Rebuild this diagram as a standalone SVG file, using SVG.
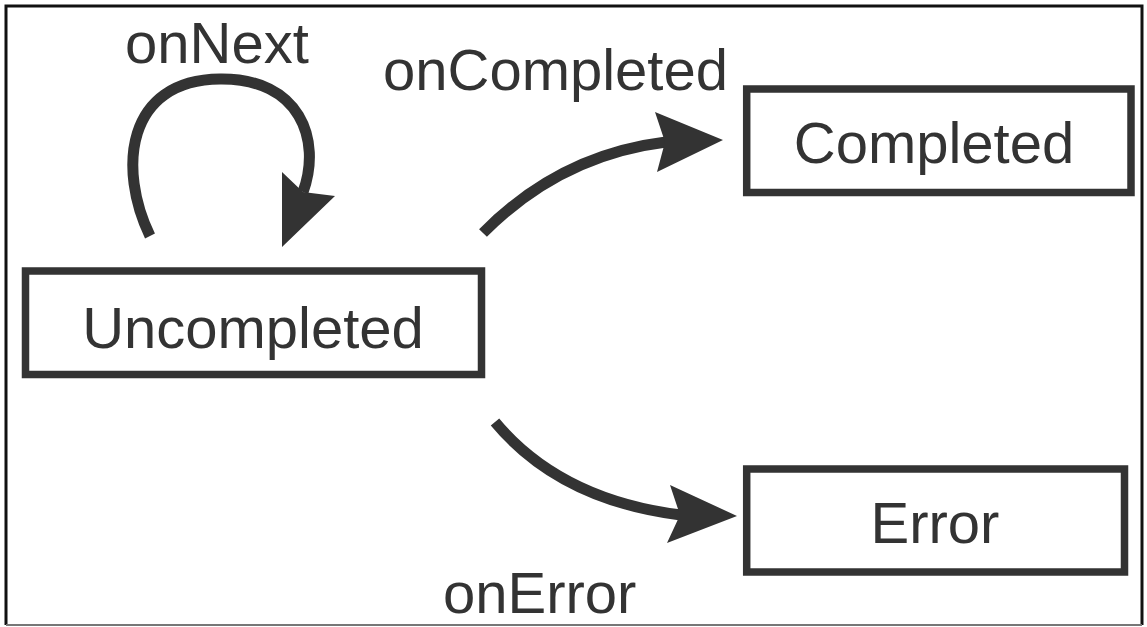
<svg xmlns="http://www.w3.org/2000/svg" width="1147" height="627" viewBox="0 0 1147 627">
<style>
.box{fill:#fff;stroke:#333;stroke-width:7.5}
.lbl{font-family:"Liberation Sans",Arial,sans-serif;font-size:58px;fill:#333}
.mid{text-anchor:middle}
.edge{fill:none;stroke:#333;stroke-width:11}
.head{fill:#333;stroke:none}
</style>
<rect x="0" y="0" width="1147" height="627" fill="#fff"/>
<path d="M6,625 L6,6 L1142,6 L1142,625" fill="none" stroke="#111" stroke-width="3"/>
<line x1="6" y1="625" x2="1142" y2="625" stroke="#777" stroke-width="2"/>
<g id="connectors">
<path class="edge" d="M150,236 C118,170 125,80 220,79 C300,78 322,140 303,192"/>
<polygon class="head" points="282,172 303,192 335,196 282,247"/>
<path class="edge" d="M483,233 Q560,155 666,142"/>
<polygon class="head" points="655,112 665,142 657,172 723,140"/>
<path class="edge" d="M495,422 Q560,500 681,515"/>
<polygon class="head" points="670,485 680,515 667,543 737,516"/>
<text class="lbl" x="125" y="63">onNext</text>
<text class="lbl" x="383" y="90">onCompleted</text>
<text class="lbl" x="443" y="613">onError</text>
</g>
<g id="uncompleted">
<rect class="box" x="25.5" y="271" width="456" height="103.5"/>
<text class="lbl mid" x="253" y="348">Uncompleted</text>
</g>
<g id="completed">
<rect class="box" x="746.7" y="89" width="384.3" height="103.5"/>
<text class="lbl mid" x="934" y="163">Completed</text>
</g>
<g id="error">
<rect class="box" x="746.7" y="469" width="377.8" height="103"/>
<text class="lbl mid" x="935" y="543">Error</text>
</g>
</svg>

# # # #

• _WHAT YOU NEED TO DO_: Reproduce each line word for word and drop the pictures.

• _COMPLETE OUTPUT_:
Rebuild this diagram as a standalone SVG file, using SVG.
<svg xmlns="http://www.w3.org/2000/svg" width="1147" height="627" viewBox="0 0 1147 627">
<style>
.box{fill:#fff;stroke:#333;stroke-width:7.5}
.lbl{font-family:"Liberation Sans",Arial,sans-serif;font-size:58px;fill:#333}
.mid{text-anchor:middle}
.edge{fill:none;stroke:#333;stroke-width:11}
.head{fill:#333;stroke:none}
</style>
<rect x="0" y="0" width="1147" height="627" fill="#fff"/>
<path d="M6,625 L6,6 L1142,6 L1142,625" fill="none" stroke="#111" stroke-width="3"/>
<line x1="6" y1="625" x2="1142" y2="625" stroke="#777" stroke-width="2"/>
<g id="connectors">
<path class="edge" d="M150,236 C118,170 125,80 220,79 C300,78 322,140 303,192"/>
<polygon class="head" points="282,172 303,192 335,196 282,247"/>
<path class="edge" d="M483,233 Q560,155 666,142"/>
<polygon class="head" points="655,112 665,142 657,172 723,140"/>
<path class="edge" d="M495,422 Q560,500 681,515"/>
<polygon class="head" points="670,485 680,515 667,543 737,516"/>
<text class="lbl" x="125" y="63">onNext</text>
<text class="lbl" x="383" y="90">onCompleted</text>
<text class="lbl" x="443" y="613">onError</text>
</g>
<g id="uncompleted">
<rect class="box" x="25.5" y="271" width="456" height="103.5"/>
<text class="lbl mid" x="253" y="348">Uncompleted</text>
</g>
<g id="completed">
<rect class="box" x="746.7" y="89" width="384.3" height="103.5"/>
<text class="lbl mid" x="934" y="163">Completed</text>
</g>
<g id="error">
<rect class="box" x="746.7" y="469" width="377.8" height="103"/>
<text class="lbl mid" x="935" y="543">Error</text>
</g>
</svg>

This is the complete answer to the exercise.